|
L’histoire
du gaullisme a précédé
l’histoire des
gaullistes.
Si
très tôt, presque en même temps que se
développait
l’aventure politique du gaullisme, des historiens, comme René
Rémond ou Jean
Charlot, en ont fait un objet
d’étude, les acteurs du
« phénomène
gaulliste » ont dû attendre longtemps
avant de connaître le même
intérêt
de la part des scientifiques. Bernard Lachaise
agit en initiateur au milieu des
années 1990, lorsque, avec son ouvrage sur Le
gaullisme dans le Sud-Ouest au temps du RPF, il
s’intéressa à ces acteurs
en Aquitaine. Le renouvellement de l’histoire politique
opéré, entre autres
facteurs, par la prosopographie a ainsi permis la
réalisation de travaux sur le
personnel gaulliste. Au même moment, et comme en
témoigne cette revue,
l’intérêt des historiens se portait
à nouveau sur le Parlement et les
parlementaires.
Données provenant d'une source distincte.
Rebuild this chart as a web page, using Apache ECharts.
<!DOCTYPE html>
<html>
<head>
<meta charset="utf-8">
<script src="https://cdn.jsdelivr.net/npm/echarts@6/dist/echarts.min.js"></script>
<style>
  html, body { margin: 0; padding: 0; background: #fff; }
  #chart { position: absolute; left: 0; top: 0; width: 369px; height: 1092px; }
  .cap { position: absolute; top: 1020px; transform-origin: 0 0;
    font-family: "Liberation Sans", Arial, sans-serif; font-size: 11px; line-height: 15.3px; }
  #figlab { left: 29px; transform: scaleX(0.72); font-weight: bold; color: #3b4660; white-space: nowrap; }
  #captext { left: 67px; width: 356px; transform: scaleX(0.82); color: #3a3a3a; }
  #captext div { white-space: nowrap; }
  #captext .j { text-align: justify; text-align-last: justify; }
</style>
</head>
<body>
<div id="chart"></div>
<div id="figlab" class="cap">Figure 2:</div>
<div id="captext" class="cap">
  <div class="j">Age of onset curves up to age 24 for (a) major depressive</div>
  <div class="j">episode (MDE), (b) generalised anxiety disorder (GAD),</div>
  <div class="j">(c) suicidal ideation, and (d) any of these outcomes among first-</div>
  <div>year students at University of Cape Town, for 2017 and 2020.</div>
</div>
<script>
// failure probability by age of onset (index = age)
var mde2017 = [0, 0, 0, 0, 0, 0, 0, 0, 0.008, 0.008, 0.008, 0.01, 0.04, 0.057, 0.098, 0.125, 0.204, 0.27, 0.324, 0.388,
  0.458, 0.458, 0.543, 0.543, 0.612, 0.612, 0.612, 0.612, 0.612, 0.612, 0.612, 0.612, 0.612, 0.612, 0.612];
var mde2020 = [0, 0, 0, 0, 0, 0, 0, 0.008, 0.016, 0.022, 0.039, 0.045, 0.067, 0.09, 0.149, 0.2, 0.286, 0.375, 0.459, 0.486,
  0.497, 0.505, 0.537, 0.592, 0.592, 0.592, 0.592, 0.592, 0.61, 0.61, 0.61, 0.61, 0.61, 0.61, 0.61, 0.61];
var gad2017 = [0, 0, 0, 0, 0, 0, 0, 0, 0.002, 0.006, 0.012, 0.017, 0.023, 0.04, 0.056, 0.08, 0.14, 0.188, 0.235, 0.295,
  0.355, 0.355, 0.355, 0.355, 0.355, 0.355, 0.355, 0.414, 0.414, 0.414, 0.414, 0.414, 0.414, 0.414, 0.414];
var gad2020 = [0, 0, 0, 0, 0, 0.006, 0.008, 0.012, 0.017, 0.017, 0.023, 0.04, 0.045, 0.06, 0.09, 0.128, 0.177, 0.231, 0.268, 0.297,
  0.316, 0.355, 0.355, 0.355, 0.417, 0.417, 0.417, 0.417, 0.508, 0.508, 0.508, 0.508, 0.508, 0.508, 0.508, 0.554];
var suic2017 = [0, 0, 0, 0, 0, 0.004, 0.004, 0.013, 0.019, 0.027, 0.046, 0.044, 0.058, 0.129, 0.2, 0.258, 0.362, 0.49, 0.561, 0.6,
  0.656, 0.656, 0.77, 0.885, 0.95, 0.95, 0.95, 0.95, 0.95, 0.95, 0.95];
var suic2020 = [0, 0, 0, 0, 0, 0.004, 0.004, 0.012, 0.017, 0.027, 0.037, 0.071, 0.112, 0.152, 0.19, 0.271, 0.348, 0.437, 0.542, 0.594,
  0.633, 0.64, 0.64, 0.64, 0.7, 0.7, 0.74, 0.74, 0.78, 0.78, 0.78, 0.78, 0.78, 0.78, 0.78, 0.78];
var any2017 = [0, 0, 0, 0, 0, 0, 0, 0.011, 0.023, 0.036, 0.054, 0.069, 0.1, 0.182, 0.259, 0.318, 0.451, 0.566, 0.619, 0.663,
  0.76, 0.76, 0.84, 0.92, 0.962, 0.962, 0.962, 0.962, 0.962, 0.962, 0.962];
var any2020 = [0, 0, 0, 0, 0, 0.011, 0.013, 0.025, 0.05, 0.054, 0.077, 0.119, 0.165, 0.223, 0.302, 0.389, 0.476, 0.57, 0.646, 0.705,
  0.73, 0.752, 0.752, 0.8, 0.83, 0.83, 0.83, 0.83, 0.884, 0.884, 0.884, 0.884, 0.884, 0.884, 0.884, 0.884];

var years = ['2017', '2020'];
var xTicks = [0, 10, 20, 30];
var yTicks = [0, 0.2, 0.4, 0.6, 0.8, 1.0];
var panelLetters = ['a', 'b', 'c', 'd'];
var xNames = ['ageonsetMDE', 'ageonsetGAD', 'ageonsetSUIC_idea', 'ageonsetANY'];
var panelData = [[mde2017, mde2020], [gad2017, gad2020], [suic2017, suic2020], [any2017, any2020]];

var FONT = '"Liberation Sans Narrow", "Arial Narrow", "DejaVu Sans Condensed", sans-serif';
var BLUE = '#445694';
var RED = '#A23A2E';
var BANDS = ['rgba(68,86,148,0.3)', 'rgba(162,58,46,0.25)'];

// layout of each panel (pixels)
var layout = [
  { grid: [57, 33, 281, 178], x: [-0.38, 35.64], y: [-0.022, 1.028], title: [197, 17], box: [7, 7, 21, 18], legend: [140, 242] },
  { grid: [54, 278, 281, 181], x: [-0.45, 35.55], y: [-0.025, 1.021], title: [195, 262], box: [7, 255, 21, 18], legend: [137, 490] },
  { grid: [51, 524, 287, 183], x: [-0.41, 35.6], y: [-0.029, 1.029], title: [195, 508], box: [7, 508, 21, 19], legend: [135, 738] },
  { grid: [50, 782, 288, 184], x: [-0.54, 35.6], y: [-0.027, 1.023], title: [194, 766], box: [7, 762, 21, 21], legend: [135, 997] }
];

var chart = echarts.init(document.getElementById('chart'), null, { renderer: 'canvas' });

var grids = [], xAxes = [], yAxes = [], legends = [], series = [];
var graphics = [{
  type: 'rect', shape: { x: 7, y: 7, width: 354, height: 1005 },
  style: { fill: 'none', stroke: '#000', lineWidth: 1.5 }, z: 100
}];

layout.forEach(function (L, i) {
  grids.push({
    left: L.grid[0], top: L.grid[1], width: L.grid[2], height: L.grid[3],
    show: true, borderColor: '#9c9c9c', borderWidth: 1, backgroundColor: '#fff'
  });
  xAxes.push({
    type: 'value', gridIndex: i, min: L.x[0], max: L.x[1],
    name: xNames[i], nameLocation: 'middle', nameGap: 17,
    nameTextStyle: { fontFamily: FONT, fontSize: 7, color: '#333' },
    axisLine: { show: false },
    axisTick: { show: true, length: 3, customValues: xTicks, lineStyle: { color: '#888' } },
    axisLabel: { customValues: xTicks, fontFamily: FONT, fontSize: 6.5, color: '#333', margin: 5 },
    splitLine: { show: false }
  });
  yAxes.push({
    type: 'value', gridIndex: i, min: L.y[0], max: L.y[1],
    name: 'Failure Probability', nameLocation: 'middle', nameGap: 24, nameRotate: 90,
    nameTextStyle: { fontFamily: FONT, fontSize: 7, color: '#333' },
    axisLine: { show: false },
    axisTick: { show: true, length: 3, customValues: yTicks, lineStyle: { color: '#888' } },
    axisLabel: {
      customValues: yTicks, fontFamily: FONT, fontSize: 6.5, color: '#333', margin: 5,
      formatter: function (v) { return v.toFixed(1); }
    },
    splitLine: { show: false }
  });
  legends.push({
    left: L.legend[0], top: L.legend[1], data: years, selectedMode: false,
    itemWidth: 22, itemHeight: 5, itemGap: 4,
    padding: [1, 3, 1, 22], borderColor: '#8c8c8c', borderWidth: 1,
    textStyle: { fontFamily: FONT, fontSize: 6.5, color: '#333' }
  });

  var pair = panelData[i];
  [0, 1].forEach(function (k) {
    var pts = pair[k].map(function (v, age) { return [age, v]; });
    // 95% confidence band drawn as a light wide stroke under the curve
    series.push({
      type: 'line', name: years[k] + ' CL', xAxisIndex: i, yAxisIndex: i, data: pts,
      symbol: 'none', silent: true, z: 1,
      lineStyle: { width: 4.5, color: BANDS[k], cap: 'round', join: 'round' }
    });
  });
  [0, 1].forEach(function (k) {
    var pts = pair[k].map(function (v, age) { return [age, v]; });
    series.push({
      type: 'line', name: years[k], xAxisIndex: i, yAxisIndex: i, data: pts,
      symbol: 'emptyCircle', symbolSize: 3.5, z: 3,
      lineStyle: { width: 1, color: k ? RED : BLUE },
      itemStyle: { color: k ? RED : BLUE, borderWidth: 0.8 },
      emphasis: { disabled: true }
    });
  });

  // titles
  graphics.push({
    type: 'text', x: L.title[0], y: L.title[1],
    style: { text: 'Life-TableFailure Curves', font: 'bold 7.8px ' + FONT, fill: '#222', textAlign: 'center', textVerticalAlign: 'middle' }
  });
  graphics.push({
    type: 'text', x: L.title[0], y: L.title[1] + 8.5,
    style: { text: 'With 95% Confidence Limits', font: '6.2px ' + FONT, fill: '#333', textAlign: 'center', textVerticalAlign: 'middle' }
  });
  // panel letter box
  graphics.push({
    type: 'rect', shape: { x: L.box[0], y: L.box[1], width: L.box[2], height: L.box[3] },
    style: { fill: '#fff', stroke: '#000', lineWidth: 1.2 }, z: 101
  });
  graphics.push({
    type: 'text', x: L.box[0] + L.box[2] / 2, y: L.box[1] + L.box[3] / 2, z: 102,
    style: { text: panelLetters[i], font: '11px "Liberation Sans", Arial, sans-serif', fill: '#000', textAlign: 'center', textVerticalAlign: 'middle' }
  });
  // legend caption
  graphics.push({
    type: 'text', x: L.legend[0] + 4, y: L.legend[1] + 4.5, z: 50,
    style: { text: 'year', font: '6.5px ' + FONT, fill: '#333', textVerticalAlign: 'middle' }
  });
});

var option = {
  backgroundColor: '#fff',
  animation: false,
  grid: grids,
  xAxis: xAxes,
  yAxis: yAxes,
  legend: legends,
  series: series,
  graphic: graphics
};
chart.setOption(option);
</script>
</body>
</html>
C’est à la rencontre entre ces
deux mouvements intellectuels
que se situe ce numéro spécial
consacré aux gaullistes au Parlement.
Si les
recherches sur l’histoire du Parlement et de ses
membres furent longtemps délaissées, que dire de
l’étude des parlementaires et
des groupes parlementaires gaullistes ? Plus que
d’autres, ils connurent
le purgatoire scientifique. Il faut sans doute en trouver
l’explication dans
l’idée reçue selon laquelle les
élus gaullistes au Parlement furent des
serviteurs (trop ?) soumis à
l’exécutif, des
« godillots » selon
l’expression consacrée, sous les
présidences du général de Gaulle puis
de
Georges Pompidou. Qu’on en juge ! Dans
l’excellent Dictionnaire De Gaulle publié
en 2006 sous la direction de Claire
Andrieu, Philippe
Braud et Guillaume
Piketty, le lecteur trouvera une notice
« Godillots » –
qui nous apprend au demeurant que ce
qualificatif visait les militants plus largement que les
élus – mais aucune
entrée « parlementaires
gaullistes » !
Les
universitaires qui ont accepté de collaborer à ce
numéro spécial ont en commun de participer,
à titre divers, à ce nouvel élan de
la recherche en direction des gaullistes. Ils sont membres ou
associés de l’ANR
GAULHORE qui, sous la direction et à l’initiative
de Bernard
Lachaise, étudie
les gaullistes des années 1958 à 1978 sous les
deux angles des hommes et des
réseaux, dans le but de poursuivre la réalisation
d’un large corpus
biographique gaulliste.
Les articles
rassemblés ici traduisent ce travail commun
en même temps que les axes majeurs de cette recherche et
c’est la raison pour
laquelle la période des vingt premières
années de la Ve République
a été privilégiée. Ce
numéro commence donc par un historique des groupes
parlementaires gaullistes et une remise en perspective du
demi-siècle de leur
existence. L’apport de la prosopographie appliquée
à deux ensembles régionaux,
la Seine et Midi-Pyrénées, est
illustré par Philippe
Nivet et Éric
Chiaradia.
Bernard
Lachaise étudie les votes des parlementaires
gaullistes à l’occasion de
débats consacrés à ce qu’il
est convenu d’appeler des « lois de
sociétés ». David Valence
revient, lui, sur les « élections de 1967
pour démontrer que le phénomène des
« jeunes loups » traduit en fait
une évolution profonde du personnel politique gaulliste.
Enfin, en sources,
deux entretiens viennent éclairer les carrières
parlementaires des gaullistes
Alain
Terrenoire et Charles
Pasqua, tandis que plusieurs textes exposent les
convictions affirmées des groupes au Sénat et
à l’Assemblée nationale.
Au total,
l’ensemble de ces contributions atteste de
l’intérêt qu’il y a
à compléter l’historiographie du
gaullisme par des
recherches nouvelles consacrées aux acteurs, connus ou
secondaires, de cette
famille politique et combien il serait faux de ne voir dans ce
personnel
gaulliste qu’une troupe unanime obéissant
aveuglément à un parti ou à un chef.